Closer

Directed by Mike Nichols, Closer is the story of two couples and a terminal case of cheating. The abandoned other halfs drift off into their own various pits of despair, one returns to becoming a stripper, the other simply stops shaving and starts thinking poorly of women. People scream back and forth at each other, and everything is spoken in extremely simple, sometimes realistic, sometimes odd sounding sentences that make dialogue zip out at a blistering pace. Told in a series of relationship flashes over the course of several years, the film’s intent is primarily to cover a host of key moments in each couple’s love life, then move on to the next. Covered are all types of drama involving passion, love, abandonment, and old fashion emotional abuse.
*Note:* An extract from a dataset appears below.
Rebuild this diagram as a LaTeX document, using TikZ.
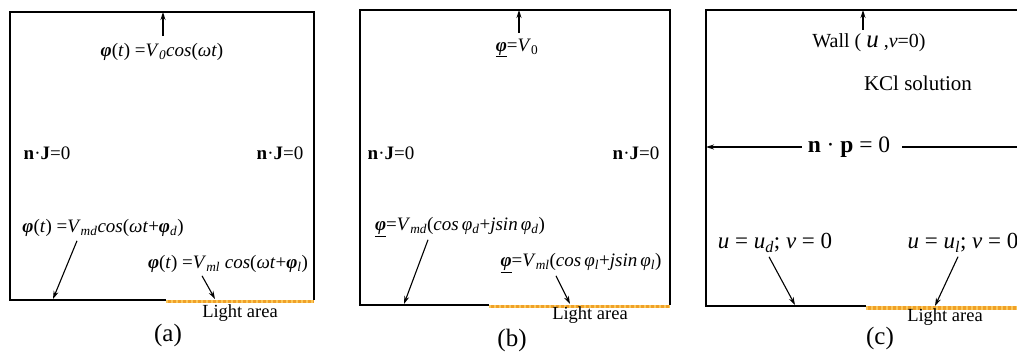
\documentclass[tikz,border=0pt]{standalone}
\usepackage{fontspec}
\setmainfont{Liberation Serif}
\usetikzlibrary{arrows.meta}
\newcommand{\vphi}{\textbf{\textit{φ}}}
\newcommand{\lo}[1]{\textsubscript{\textit{#1}}}

\begin{document}
\begin{tikzpicture}[x=1pt,y=-1pt,font=\fontsize{19}{22}\selectfont,
    every node/.style={inner sep=0pt},
    wall/.style={line width=1.5pt},
    pointer/.style={-{Stealth[length=8pt,width=5pt]},line width=1.1pt},
    light/.style={line width=3.5pt,draw={rgb,255:red,240;green,160;blue,40}},
    lightdots/.style={line width=3.5pt,draw={rgb,255:red,250;green,200;blue,90},
      dash pattern=on 2pt off 3pt},
    area/.style={font=\fontsize{18.5}{22}\selectfont},
    caption/.style={font=\fontsize{25}{29}\selectfont}]
  \useasboundingbox (0,0) rectangle (1017,352);

  % (a)
  \draw[wall] (166,300) -- (10,300) -- (10,12) -- (314,12) -- (314,300);
  \draw[light] (166,301.5) -- (314,301.5);
  \draw[lightdots] (166,301.5) -- (314,301.5);
  \coordinate (topA) at (163,12);
  \coordinate (darkA) at (53,299);
  \coordinate (lightA) at (215,299);
  \node (srcA) at (162,52) {\vphi(\textit{t}) =\textit{V}\lo{0}\textit{cos}(\textit{ωt})};
  \node (lwA) at (47,153) {\textbf{n}·\textbf{J}=0};
  \node (rwA) at (280,153) {\textbf{n}·\textbf{J}=0};
  \node (mdA) at (103,228) {\vphi(\textit{t}) =\textit{V}\lo{md}\textit{cos}(\textit{ωt}+\vphi\lo{d})};
  \node (mlA) at (228,264) {\vphi(\textit{t}) =\textit{V}\lo{ml} \textit{cos}(\textit{ωt}+\vphi\lo{l})};
  \node[area] (laA) at (240,313) {Light area};
  \node[caption] (capA) at (168,335) {(a)};
  \draw[pointer] ([yshift=7pt]srcA.north -| topA) -- (topA);
  \draw[pointer] ([xshift=-26pt,yshift=-4pt]mdA.south) -- (darkA);
  \draw[pointer] ([xshift=-26pt,yshift=-3pt]mlA.south) -- (lightA);

  % (b)
  \draw[wall] (489,305) -- (360,305) -- (360,10) -- (670,10) -- (670,305);
  \draw[light] (489,306.5) -- (670,306.5);
  \draw[lightdots] (489,306.5) -- (670,306.5);
  \coordinate (topB) at (519,10);
  \coordinate (darkB) at (404,304);
  \coordinate (lightB) at (570,304);
  \node (srcB) at (517,48) {\underline{\vphi}=\textit{V}\textsubscript{0}};
  \node (lwB) at (391,153) {\textbf{n}·\textbf{J}=0};
  \node (rwB) at (636,153) {\textbf{n}·\textbf{J}=0};
  \node (mdB) at (460,227) {\underline{\vphi}=\textit{V}\lo{md}(\textit{cos}\,\textit{φ}\lo{d}+\textit{jsin}\,\textit{φ}\lo{d})};
  \node (mlB) at (581,263) {\underline{\vphi}=\textit{V}\lo{ml}(\textit{cos}\,\textit{φ}\lo{l}+\textit{jsin}\,\textit{φ}\lo{l})};
  \node[area] (laB) at (590,315) {Light area};
  \node[caption] (capB) at (512,340) {(b)};
  \draw[pointer] ([yshift=6pt]srcB.north -| topB) -- (topB);
  \draw[pointer] ([xshift=-32pt,yshift=-3pt]mdB.south) -- (darkB);
  \draw[pointer] ([xshift=-25pt,yshift=-3pt]mlB.south) -- (lightB);

  % (c)
  \draw[wall] (866,306) -- (706,306) -- (706,10) -- (1017,10);
  \draw[light] (866,308) -- (1017,308);
  \draw[lightdots] (866,308) -- (1017,308);
  \coordinate (topC) at (863,10);
  \coordinate (leftC) at (706,147);
  \coordinate (rightC) at (1017,147);
  \coordinate (darkC) at (795,305);
  \coordinate (lightC) at (935,306);
  \node (wallC) at (869,43) {\fontsize{20}{23}\selectfont Wall ( \textit{\fontsize{25}{25}\selectfont u} ,\textit{v}=0)};
  \node[font=\fontsize{21}{24}\selectfont] (kclC) at (918,83) {KCl solution};
  \node[font=\fontsize{23.5}{27}\selectfont] (npC) at (849,147) {\textbf{n} · \textbf{p} = 0};
  \node[font=\fontsize{23}{27}\selectfont] (udC) at (775,243) {\textit{u} = \textit{u}\lo{d}; \textit{v} = 0};
  \node[font=\fontsize{23}{27}\selectfont] (ulC) at (963,243) {\textit{u} = \textit{u}\lo{l}; \textit{v} = 0};
  \node[area] (laC) at (945,317) {Light area};
  \node[caption] (capC) at (880,338) {(c)};
  \draw[pointer] ([yshift=4pt]wallC.north -| topC) -- (topC);
  \draw[pointer] ([xshift=-6pt]npC.west) -- (leftC);
  \draw[line width=1.1pt] ([xshift=12pt]npC.east) -- (rightC);
  \draw[pointer] ([xshift=-6pt,yshift=-4pt]udC.south) -- (darkC);
  \draw[pointer] ([xshift=-5pt,yshift=-4pt]ulC.south) -- (lightC);
\end{tikzpicture}
\end{document}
However, Closer is getting a lot of buzz, not necessarily because of its content, but because of what it doesn’t contain: Natalie Portman’s breasts. Originally filmed with extensive nude scenes (since she does play a stripper), Director Mike Nichols cut the shots in the film’s final hours before release, partly for artistic reasons and partly because Portman had become uncomfortable having them seen. I can’t say I blame her, however perhaps then she shouldn’t have been playing a stripper. It’s a painful truth, but our society is much more interested in the exposure or non-exposure of a 24 year old starlet’s bosoms than we are in a complicated story of betrayal, love, redemption, and brutal pettiness. Closer contains all those things, but does not contain celebrity nudity and so suffers for it.

It suffers not because I needed something to get me revved but because Portman plays a stripper and is simply incapable of being convincing as such while leaving her top on. Some actresses ooze sex no matter what they’re wearing. Angelina Jolie for instance would look like a sexual goddess even were she to stride on screen wearing a full gorilla suit. Natalie Portman on the other hand can’t shake her god given innocence, and so though she’s striding around in a thong bikini, she’s never convincing as a woman who drops her top. Actually showing her doing so might have been a shock to the audience, and finally gotten across what Portman herself is trying so desperately to convey: That she’s not just some innocent child. Instead, in her big scene with Clive Owen at the club, she comes off as a stripper automaton, a robot programmed to perform certain moves, but whose normal duties involve things like curling up in a corner with an “Anne of Green Gables” book.

Jude Law fares little better, though in his case I doubt the removal of clothes would have helped. His character is simply a slime and it’s hard to feel anything resembling sympathy for him, when it’s easier to wish for his death. At least Jude gets a reaction, Julia Roberts is simply puzzling in a fairly bland performance portraying a character whose motivations rarely make any sense.

The only real winner here is Clive Owen, who finally shows some of the potential I’ve been hearing he has for so long. He’s a rough, sexually motivated character who seems to be the only person in the film capable of cutting to the heart of the bullshit swirling around him. When he’s betrayed by the woman he thinks love him, he falls into a spiraling pit of despair, ending up in the aforementioned strip club with Portman. He pulls off grungy and beaten right along with imposing and powerful. This is his best work to date, and he finds real zest in the short, choppy dialogue screenwriter Patrick Marber has given him to play with.

Nichols, who recently won a lot of acclaim for the mini-series “Angels in America”, does a capable job with a mostly pointless script. It seems to be conflict for conflict’s sake, with characters engaging in ridiculous affairs brought on by unrealistic romantic actions. The film struggles for relationship realism, but comes up confused. Still, the look is sharp and comfortable, the music a nice eclectic mix of eighties pop ballads and musical score. Closer isn’t exactly a bad movie, it just feels like an empty one.